Ole Solskjaer played his football at an era when Manchester United rarely gave easy points away, and it will be undoubtedly one of the first concerns he will address as he begins a new season. To reach the level of Manchester City and Liverpool, United must get to Tottenham – with all due respect – first. Having a dominant record against middle- and bottom-table teams would be a good start. Manchester United cannot take heart from a plucky victory against City or Chelsea if they’re capitulating to Crystal Palace the very next week. For far too long now, United haven’t looked like a team confident enough of steamrolling bottom-table teams. A lot of football, good football, too, is based on belief, and Ole will do well to pass on that lesson.

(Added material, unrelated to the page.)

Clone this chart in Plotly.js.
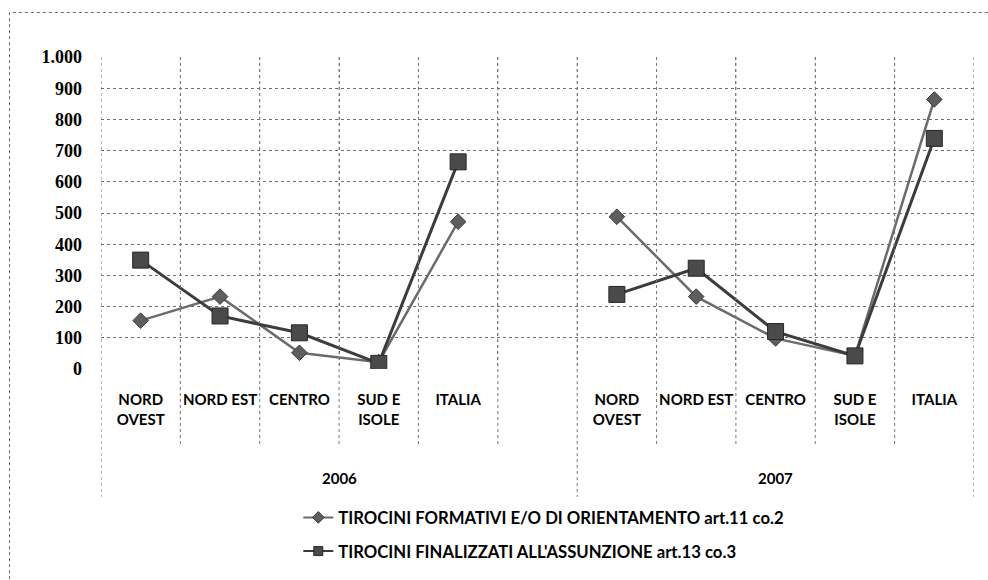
<!DOCTYPE html>
<html>
<head>
<meta charset="utf-8">
<script src="https://cdn.plot.ly/plotly-3.0.1.min.js"></script>
<style>
  html, body { margin: 0; padding: 0; background: #ffffff; }
  #chart { width: 988px; height: 580px; }
</style>
</head>
<body>
<div id="chart"></div>
<script>
// Regional internships (tirocini), 2006 and 2007
const years = ['2006', '2007'];
const regions = ['NORD OVEST', 'NORD EST', 'CENTRO', 'SUD E ISOLE', 'ITALIA'];
const regionLabels = ['NORD<br>OVEST', 'NORD EST', 'CENTRO', 'SUD E<br>ISOLE', 'ITALIA'];

const formativi2006 = [155, 232, 52, 22, 472];
const formativi2007 = [488, 232, 98, 42, 864];
const finalizzati2006 = [349, 170, 116, 18, 664];
const finalizzati2007 = [239, 323, 120, 42, 739];

const seriesNames = [
  'TIROCINI FORMATIVI E/O DI ORIENTAMENTO art.11 co.2',
  "TIROCINI FINALIZZATI ALL'ASSUNZIONE art.13 co.3"
];

// Category keys: five regions per year, with an empty slot closing the 2006 block
const spacerKey = years[0] + ' -';
const keys = [];
const tickText = [];
regions.forEach((r, i) => { keys.push(years[0] + ' ' + r); tickText.push(regionLabels[i]); });
keys.push(spacerKey); tickText.push('');
regions.forEach((r, i) => { keys.push(years[1] + ' ' + r); tickText.push(regionLabels[i]); });

const formativi = formativi2006.concat([null], formativi2007);
const finalizzati = finalizzati2006.concat([null], finalizzati2007);

const labelFont = { family: 'Lato, "Open Sans", sans-serif', size: 15, color: '#000', weight: 'bold' };

const styleA = {
  line: { color: '#6b6b6b', width: 2.5 },
  marker: { symbol: 'diamond', color: '#5e5e5e', line: { color: '#3a3a3a', width: 1 } }
};
const styleB = {
  line: { color: '#3c3c3c', width: 3 },
  marker: { symbol: 'square', color: '#4a4a4a', line: { color: '#262626', width: 1 } }
};

const traces = [
  {
    type: 'scatter', mode: 'lines+markers', name: seriesNames[0], showlegend: false,
    x: keys, y: formativi, connectgaps: false,
    line: styleA.line, marker: Object.assign({ size: 12 }, styleA.marker)
  },
  {
    type: 'scatter', mode: 'lines+markers', name: seriesNames[1], showlegend: false,
    x: keys, y: finalizzati, connectgaps: false,
    line: styleB.line, marker: Object.assign({ size: 16 }, styleB.marker)
  },
  // legend keys with smaller symbols
  {
    type: 'scatter', mode: 'lines+markers', name: seriesNames[0], legendgroup: 'a',
    x: [null], y: [null], hoverinfo: 'skip',
    line: { color: '#6b6b6b', width: 2 }, marker: Object.assign({ size: 9 }, styleA.marker)
  },
  {
    type: 'scatter', mode: 'lines+markers', name: seriesNames[1], legendgroup: 'b',
    x: [null], y: [null], hoverinfo: 'skip',
    line: { color: '#3c3c3c', width: 2 }, marker: Object.assign({ size: 9 }, styleB.marker)
  }
];

// Category boundaries: tall dividers around each year block, short ones between regions
const shapes = [];
const n = keys.length;
for (let i = 0; i <= n; i++) {
  const b = i - 0.5;
  const tall = (i === 0 || i === n || keys[i - 1] === spacerKey);
  shapes.push({
    type: 'line', xref: 'x', yref: 'paper',
    x0: b, x1: b, y0: 1, y1: tall ? -0.41 : -0.245,
    line: { color: '#7a7a7a', width: 1, dash: 'dot' }
  });
}
// outer chart frame
shapes.push({
  type: 'rect', xref: 'paper', yref: 'paper',
  x0: -0.1048, x1: 1.05, y0: -0.8, y1: 1.1426,
  line: { color: '#6a6a6a', width: 1, dash: 'dot' }
});

// year labels centred under their blocks
const spacerIndex = keys.indexOf(spacerKey);
const annotations = [
  { text: years[0], x: (-0.5 + spacerIndex + 0.5) / 2, xref: 'x', y: -0.35, yref: 'paper',
    showarrow: false, font: labelFont, yanchor: 'middle' },
  { text: years[1], x: (spacerIndex + 0.5 + n - 0.5) / 2, xref: 'x', y: -0.35, yref: 'paper',
    showarrow: false, font: labelFont, yanchor: 'middle' }
];

const layout = {
  width: 988, height: 580,
  paper_bgcolor: '#ffffff', plot_bgcolor: '#ffffff',
  margin: { l: 101, r: 14, t: 57, b: 211, autoexpand: false },
  separators: ',.',
  showlegend: true,
  legend: {
    x: 0.226, xanchor: 'left', y: -0.42, yanchor: 'top',
    font: { family: 'Lato, "Open Sans", sans-serif', size: 16.7, color: '#000', weight: 'bold' },
    tracegroupgap: 9, bgcolor: 'rgba(0,0,0,0)'
  },
  xaxis: {
    type: 'category', categoryorder: 'array', categoryarray: keys,
    range: [-0.5, n - 0.5],
    tickmode: 'array', tickvals: keys, ticktext: tickText,
    tickson: 'boundaries', ticks: '', tickangle: 0,
    showgrid: true, gridcolor: '#7a7a7a', griddash: 'dot', gridwidth: 1,
    showline: false, zeroline: false,
    tickfont: labelFont, ticklabelstandoff: 20,
    fixedrange: true
  },
  yaxis: {
    range: [0, 1000], dtick: 100, tick0: 0, tickformat: ',d',
    showgrid: true, gridcolor: '#6e6e6e', griddash: 'dot', gridwidth: 1,
    zeroline: false, showline: false, ticks: '',
    tickfont: { family: '"Liberation Serif", "DejaVu Serif", serif', size: 18, color: '#000', weight: 'bold' },
    ticklabelstandoff: 18,
    fixedrange: true
  },
  shapes: shapes,
  annotations: annotations
};

Plotly.newPlot('chart', traces, layout, { displayModeBar: false, staticPlot: true });
</script>
</body>
</html>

Then, the board must completely back Solskjaer for a sustained period, even if that means a couple of seasons. The current first team is a weird mix of players hired by different managers to play different systems, and Ole needs time to mold this team into his own. If United want to lay a firm ground on which another era of sustained opulence is built, they must allow a manager time and space.
It feels like blasphemy to even say this, but they could take a few notes from Liverpool and Jurgen Klopp’s book on rebuilding a team. The team that won the 2019 Champions League looked nothing like the one that Klopp began his Liverpool career with. Over three years, they have slowly shed dead weight and built a real team around individuals who are prepared to leave every last ounce of themselves on the pitch for their teammates and manager.
Manchester United, with or without a prospective new-look team, must play with a desire to win back everything they have lost over the last few years. Sure, they’ll lose a few matches because there are some teams better than them, but they’ll win a lot more than they’ll lose, and that will set them on their way to recovery.
A lot of the television sermons given by ex-United players can be classified as sensational hyperbole, but amongst all that, the word desire sticks out. It is unbelievable that this is a concern at a club the size of United, but the coaches and manager have to find a way of getting eleven people on the pitch who are talented and motivated enough to justify wearing that heavy crest.
As you’re reading the article, United’s deal with Juventus for Paolo Dybala is inching closer. For some of you, maybe it is already official by the time you get to read this. Point being, Manchester United, even at their lowest ebb, will be a big club. They have a certain glamour that cannot be detached, a sense of romance and history that draws the most elite talent from the world. Remember, United signed Champions League final Man of the Match Angel di Maria after finishing seventh in the table.
But, to be truly counted as one of the royalty on the front tables of European football, United need to start winning again. For that to happen, they need to be brave, break off chains that might be holding them back, and press the reset button. Now would be a good time.